The Auckland production stars 13 women who range in age, ethnicity, look and ability like few other casts seen on our main stages. They're directed by Miriama McDowell who took Shakespeare's Much Ado About Nothing and transformed it for Pop-up Globe into a rollicking Pacific romance. McDowell wanted to direct Emilia because, she says, it's a fiercely feminist, provocative and truly ground-breaking play.
"For me, it's about women looking after each other so it actually doesn't matter what happens to us, we survive and we find joy together," she says. "What I learned during the auditions was that when you get a group of women together to tell stories, they find the joy, so what you're coming to watch, I think, is women who love to tell a story together and there's really dark shade to that story but there's lightness as well.
Kupe saw the show in London and returned home to be in the local version. She says it's for anyone who has ever had to fight to have their voice heard.
"It gives you permission and encourages you to live your truest self without apology. I don't know if that's the core message but it's one of the core messages: 'Dream your biggest dream and don't let anyone stop you but on your way, take your support crew and be kind, be kind and compassionate because you don't have to forgo the kindness to achieve pure joy.'"
But if Emilia is telling fresh stories, it's also setting the stage for theatre to be made differently. In keeping with Bassano's collaborative spirit – in her volume of poems, Salve Deus Rex Judaeorum, each poem was dedicated to a different woman - the play is written to have three women portraying Emilia rather than making it a vehicle for one lead and an ensemble. Theatre companies are also urged to push boundaries and open up casting to diverse performers.
McDowell notes on the first page of the script she received, Lloyd Malcolm said "when you cast this play, be bold."
"That's a pretty amazing starting point for casting a show so I went, 'How bold can I be here?' I went, 'I want to see women of colour' – that was my starting point. I could have just looked at Māori women, I could have looked at just Māori and Polynesian women but when the women started to come into the room, I went, 'Oh, it's bigger than that.'
"It's actually about the colours of this country and where we are now, which is a different representation than saying, 'We're Māori and Polynesian.' It's going, 'Oh, we are so many more cultures than we were just 10 years ago,' so that's so exciting to be given the freedom to do that."
Along with Kupe, Chinese/American and new to New Zealand Jennifer Van Epps auditioned for the first theatre she's made in nearly 15 years and portrays Emilia in mid-life while Samoan writer, film-maker and teacher Fiona Collins plays the senior Emilia.

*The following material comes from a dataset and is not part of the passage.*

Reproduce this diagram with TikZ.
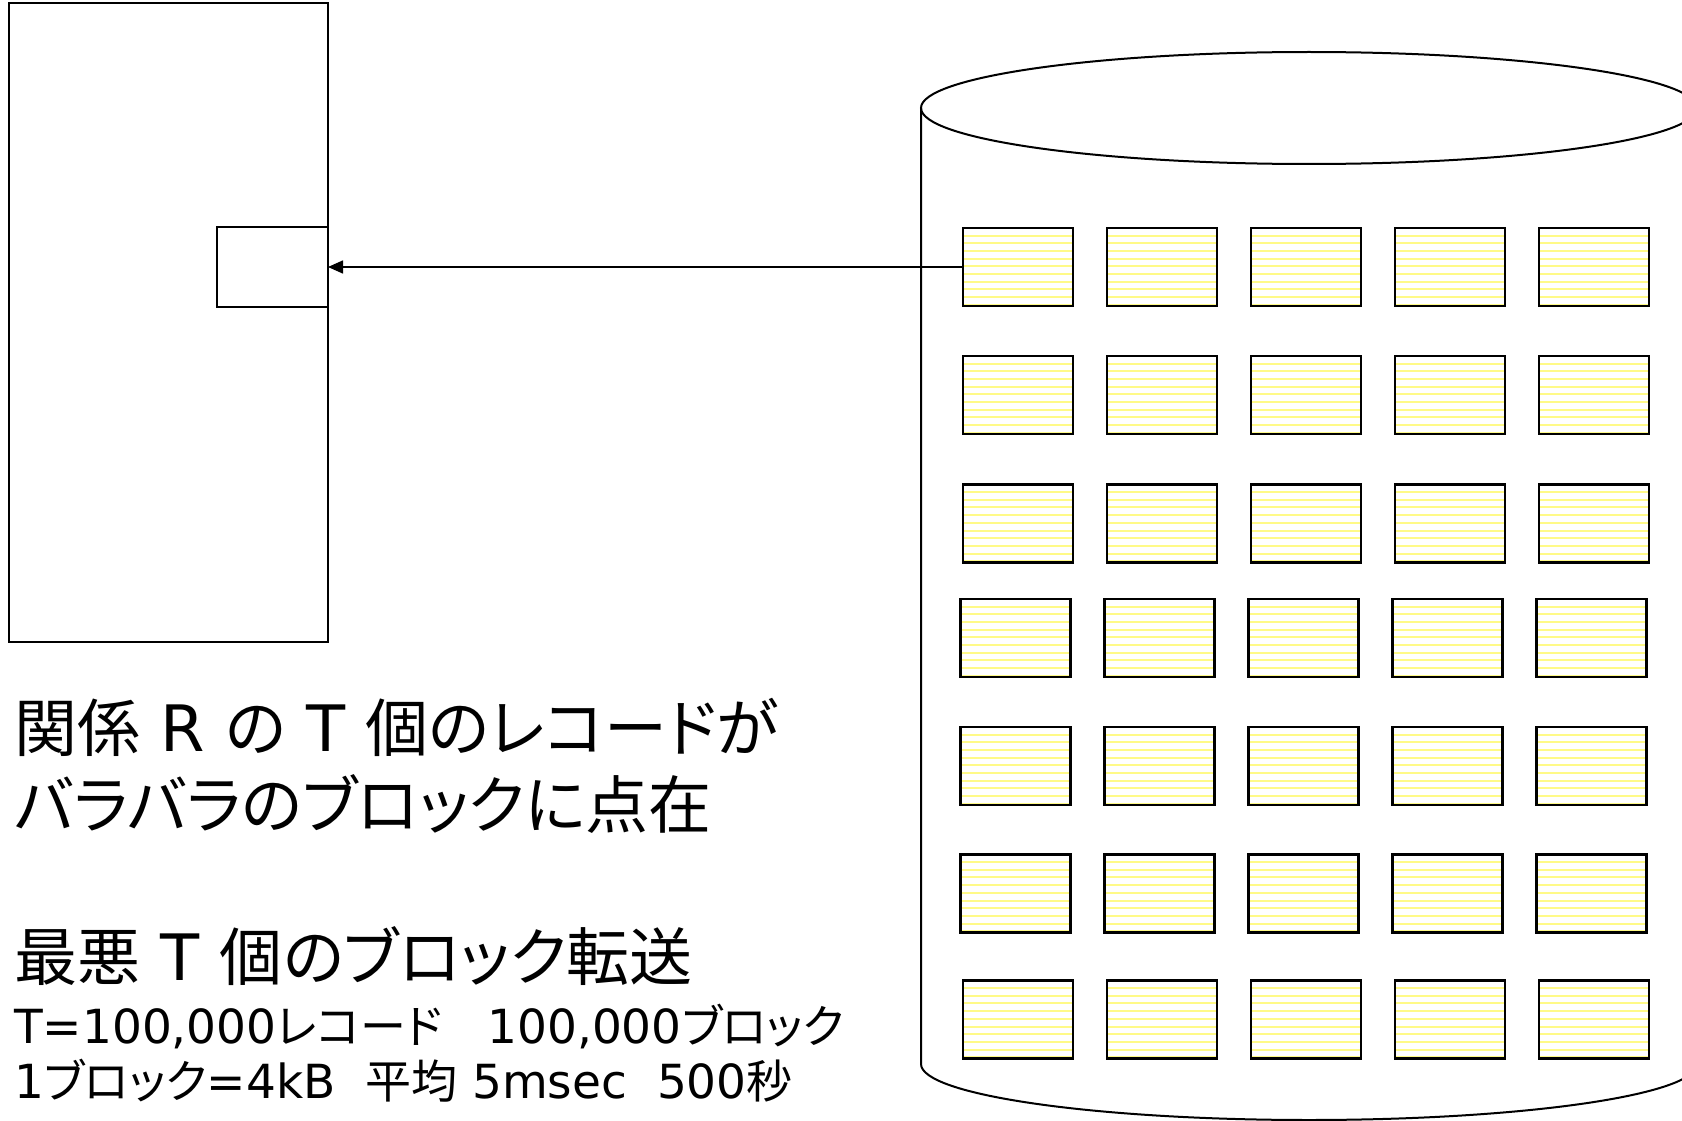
\documentclass[tikz,border=0pt]{standalone}
\usepackage{fontspec}
\setmainfont[RawFeature=+palt]{Noto Sans CJK JP}
\newfontfamily\lat{DejaVu Sans}
\usetikzlibrary{arrows.meta,calc}
\definecolor{stripe}{RGB}{255,250,135}
\newcommand{\bigL}[1]{{\lat\fontsize{64}{64}\selectfont #1}}
\newcommand{\smL}[1]{{\lat\fontsize{47}{47}\selectfont #1}}
\begin{document}
\begin{tikzpicture}[x=1pt,y=-1pt,
  frame/.style={draw=black,line width=2pt,inner sep=0pt,outer sep=0pt},
  blk/.style={draw=black,line width=2.2pt,inner sep=0pt,outer sep=0pt,
    minimum width=110pt,minimum height=78pt,
    path picture={\foreach \k in {0,...,9}{
      \draw[stripe,line width=2pt]
        ($(path picture bounding box.north west)+(0,7.5+\k*7.7)$) --
        ($(path picture bounding box.north east)+(0,7.5+\k*7.7)$);}}},
  cyl/.style={draw=black,line width=2pt},
  arr/.style={draw=black,line width=1.5pt,-{Triangle[length=15pt,width=13pt]}},
  big/.style={anchor=base west,inner sep=0pt,font=\fontsize{63}{63}\selectfont},
  small/.style={anchor=base west,inner sep=0pt,font=\fontsize{46}{46}\selectfont}]
\useasboundingbox (0,0) rectangle (1682,1121);
\clip (0,0) rectangle (1682,1121);
% memory
\node[frame,minimum width=319.5pt,minimum height=638.5pt] (mem) at (168.25,322.75) {};
\node[frame,minimum width=111pt,minimum height=80pt] (buf) at (272.5,267) {};
% cylinder
\draw[cyl] (1309,108) ellipse [x radius=388, y radius=56];
\draw[cyl] (921,108) -- (921,1064) arc[start angle=180,end angle=0,x radius=388,y radius=56] -- (1697,108);
% blocks
\foreach \r/\y/\dx in {1/267/0,2/395/0,3/523.5/0,4/638/-2.5,5/766/-2.5,6/893.5/-2.5,7/1019.5/0}{
  \foreach \c in {1,...,5}{
    \node[blk] (b\r\c) at ({1018+\dx+144*(\c-1)},\y) {};
  }
}
\draw[arr] (b11.west) -- (buf.east);
% texts
\node[big] (t1) at (14,751) {関係\bigL{\ R\ }の\bigL{\ T\ }個のレコードが};
\node[big] (t2) at (14,828) {バラバラのブロックに点在};
\node[big] (t3) at (14,980) {最悪\bigL{\ T\ }個のブロック転送};
\node[small] (t4) at (14,1043) {\smL{T=100,000}レコード\smL{\ \ \ 100,000}ブロック};
\node[small] (t5) at (14,1098) {\smL{1}ブロック\smL{=4kB\ \ }平均\smL{\ 5msec\ \ 500}秒};
\end{tikzpicture}
\end{document}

McDowell was also urged to cast women of different abilities and, through friends, tracked down Sarah Houbolt, who's an international circus and physical theatre performer who happens to be blind. Houbolt has worked internationally including, most recently, in Brazil at the world's only ballet school for blind ballerinas.
"Diversity is not just having people present; diversity is actually doing something about it," she says. "I can't just be present in a room because I have things that need to be done but I am part of that shared responsibility. During the years, I have also learned to bring what I need to the table and that's part of my professionalism."

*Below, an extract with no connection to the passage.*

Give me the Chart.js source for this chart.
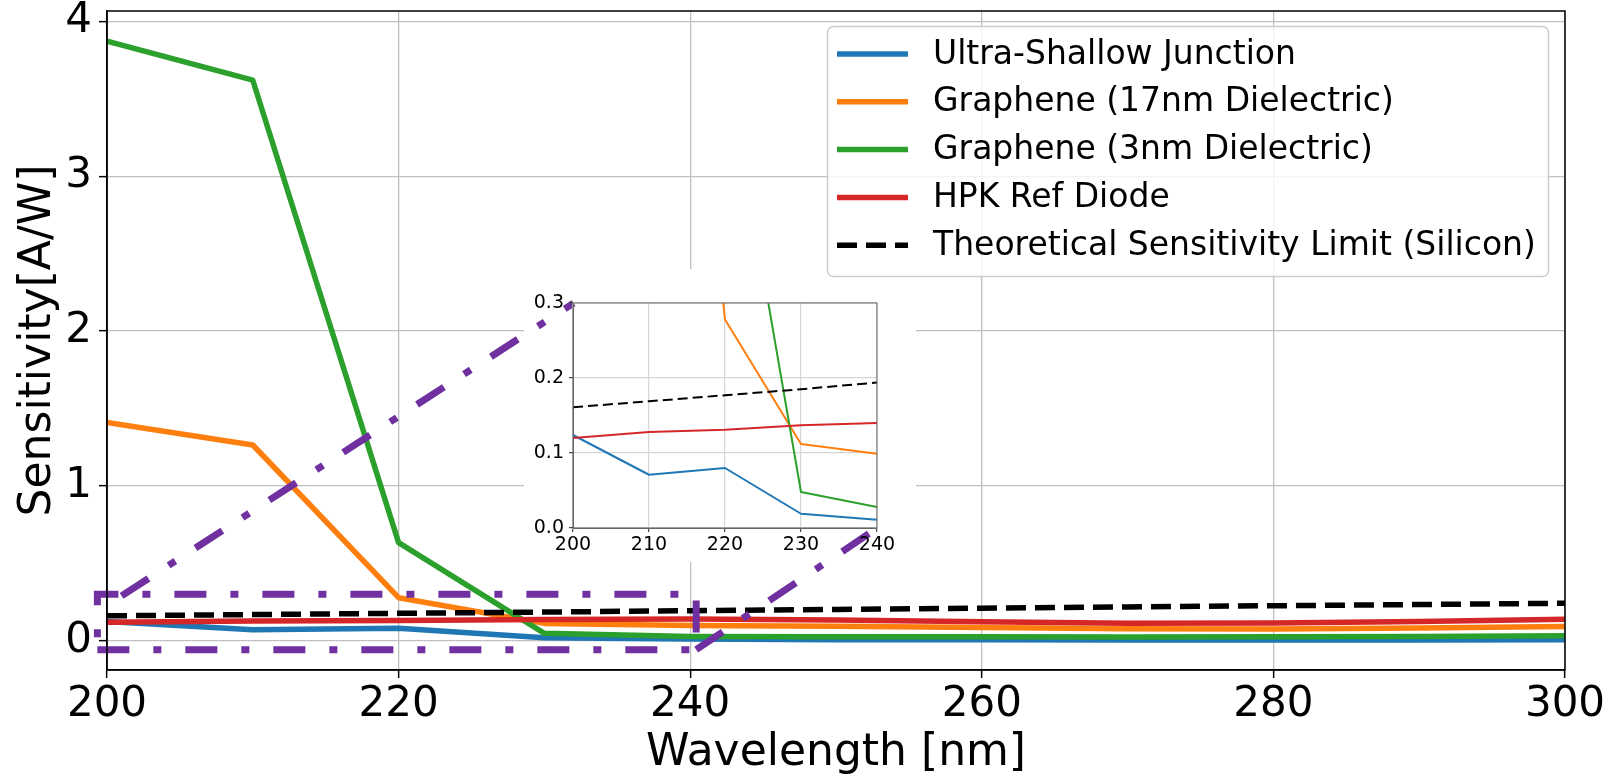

Houbolt says it's rare to see a play like Emilia, which walks its talk by making it part of the fabric of the production itself. "It is a really valuable space to hold and we need that representation and we need to guide it because we're always in jeopardy of the higher paid and the more important roles slipping away," she says. "We need to continue to work together to make sure that that doesn't happen."
McDowell has told the cast that they bring with them their ancestors, building on the accomplishments of women who went before them but also easing the way for women in the future.
"I think it's a Māori thing anyway; you get an opportunity so you bring people with you and it's an opportunity to upskill so, for me, that's the most significant part of the project … there are so many obstacles for women, especially for women of colour, leading."
Emilia is at Pop-up Globe from March 4-22. It holds a parents and babies performance of Emilia on Sunday, March 8 at 2pm. When it closes, Pop-up Globe pulls down its scaffold theatre, a replica of Shakespeare's second Globe theatre, to head overseas.